April 5, 2007

 

Thailand's CPF posts significant loss in Q1 2007
 

 

Thailand's Charoen Pokphand Foods is estimated to post a significant loss of between THB900 million (US$27.736 million) and THB1 billion (US$30.818 million) in Q1 2007 due to weak prices of poultry and swine products.

 

Poultry and swine products account for a significant portion of CPF's total revenue at 19 percent and 10 percent respectively.

 

The company last made a loss of THB598 million in Q1 2004 when bird flu first hit the country.

 

While industry participants expect CPF to break-even or narrow its loss for this year's first half, its second half earnings should turn positive as prices are seen to register further gains especially for swine products.

 

CPF's earnings for 2007 are expected to fall 17 percent from last year, but if poultry and swine product prices return to normal levels, a rebound is likely in 2008, analysts said.

 

Chicken prices have rebounded at end-March, fully covering production costs.
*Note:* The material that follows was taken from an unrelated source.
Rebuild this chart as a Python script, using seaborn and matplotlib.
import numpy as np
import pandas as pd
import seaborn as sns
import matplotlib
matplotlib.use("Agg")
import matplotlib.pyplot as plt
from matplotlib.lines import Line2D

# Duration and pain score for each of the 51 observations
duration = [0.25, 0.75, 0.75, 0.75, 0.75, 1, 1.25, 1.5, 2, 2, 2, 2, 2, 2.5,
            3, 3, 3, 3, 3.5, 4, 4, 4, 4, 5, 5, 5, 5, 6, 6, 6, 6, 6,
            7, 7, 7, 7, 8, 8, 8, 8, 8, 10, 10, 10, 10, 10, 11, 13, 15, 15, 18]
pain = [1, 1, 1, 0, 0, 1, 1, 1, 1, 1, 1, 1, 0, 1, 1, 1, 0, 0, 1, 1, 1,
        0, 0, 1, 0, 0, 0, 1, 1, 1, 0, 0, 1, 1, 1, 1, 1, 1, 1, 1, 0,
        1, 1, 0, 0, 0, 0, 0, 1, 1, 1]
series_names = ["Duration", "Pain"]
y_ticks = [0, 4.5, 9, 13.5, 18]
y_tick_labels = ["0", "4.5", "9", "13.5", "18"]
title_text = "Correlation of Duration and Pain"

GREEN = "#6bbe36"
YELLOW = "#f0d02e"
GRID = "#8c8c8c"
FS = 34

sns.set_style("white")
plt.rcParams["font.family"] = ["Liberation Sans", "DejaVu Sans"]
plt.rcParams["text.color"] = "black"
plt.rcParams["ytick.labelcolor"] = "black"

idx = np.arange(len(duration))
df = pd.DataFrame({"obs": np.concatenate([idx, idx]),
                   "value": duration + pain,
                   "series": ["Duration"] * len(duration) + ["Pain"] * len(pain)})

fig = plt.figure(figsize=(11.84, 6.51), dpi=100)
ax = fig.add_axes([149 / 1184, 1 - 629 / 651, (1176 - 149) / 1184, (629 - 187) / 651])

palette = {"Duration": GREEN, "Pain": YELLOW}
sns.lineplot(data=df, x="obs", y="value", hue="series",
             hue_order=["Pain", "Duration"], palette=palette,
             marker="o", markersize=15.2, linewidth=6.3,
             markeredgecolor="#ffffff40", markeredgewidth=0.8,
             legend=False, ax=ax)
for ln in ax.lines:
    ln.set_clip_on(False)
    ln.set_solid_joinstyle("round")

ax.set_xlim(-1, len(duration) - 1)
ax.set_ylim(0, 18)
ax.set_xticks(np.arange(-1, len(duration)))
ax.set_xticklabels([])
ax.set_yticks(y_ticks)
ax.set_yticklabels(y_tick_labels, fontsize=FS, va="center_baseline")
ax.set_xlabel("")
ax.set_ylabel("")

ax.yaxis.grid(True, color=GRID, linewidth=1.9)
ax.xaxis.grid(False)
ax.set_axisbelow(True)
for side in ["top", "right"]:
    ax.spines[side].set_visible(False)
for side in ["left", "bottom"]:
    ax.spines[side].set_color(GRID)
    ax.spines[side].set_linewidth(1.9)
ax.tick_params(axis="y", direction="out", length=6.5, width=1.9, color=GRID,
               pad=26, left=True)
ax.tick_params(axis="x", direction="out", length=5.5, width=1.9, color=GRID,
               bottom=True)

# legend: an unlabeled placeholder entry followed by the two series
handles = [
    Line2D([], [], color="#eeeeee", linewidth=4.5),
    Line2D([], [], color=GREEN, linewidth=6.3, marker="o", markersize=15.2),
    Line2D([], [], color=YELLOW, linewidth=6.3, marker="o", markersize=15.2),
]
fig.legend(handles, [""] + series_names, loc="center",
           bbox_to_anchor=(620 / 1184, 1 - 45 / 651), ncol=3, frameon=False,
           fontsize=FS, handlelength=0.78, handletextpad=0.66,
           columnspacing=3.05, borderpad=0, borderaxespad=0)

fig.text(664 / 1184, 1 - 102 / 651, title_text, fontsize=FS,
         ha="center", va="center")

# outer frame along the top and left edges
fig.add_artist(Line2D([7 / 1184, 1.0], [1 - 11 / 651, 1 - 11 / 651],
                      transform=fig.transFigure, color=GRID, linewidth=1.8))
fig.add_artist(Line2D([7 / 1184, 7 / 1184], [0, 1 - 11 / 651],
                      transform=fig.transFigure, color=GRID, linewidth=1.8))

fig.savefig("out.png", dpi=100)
The earnings outlook might yet look bright for 2007 if chicken prices stay at current levels.

 

On the other hand, hog farming has become popular in Thailand following high profit margins in previous years, leading to an oversupply of pork. This has kept pork prices weak since last December. But CPF is optimistic about swine prices for the second half of this year, as the weak prices should discourage new hog farming.

 

Meanwhile, prices of corn, the key raw material in CPF's production, jumped in Q1 2007, fuelled by the rise in global corn demand for ethanol production. This has pushed up the break-even cost of chicken production from THB25/kg to THB29/kg.

 

On a positive note, the recent free trade agreement between Thailand and Japan is a boon to CPF, as Japan will gradually cut tariffs on Thai chicken products and immediately abolish duties on shrimp imports. At present, 40 percent of both the company's shrimp and chicken products are shipped to Japan.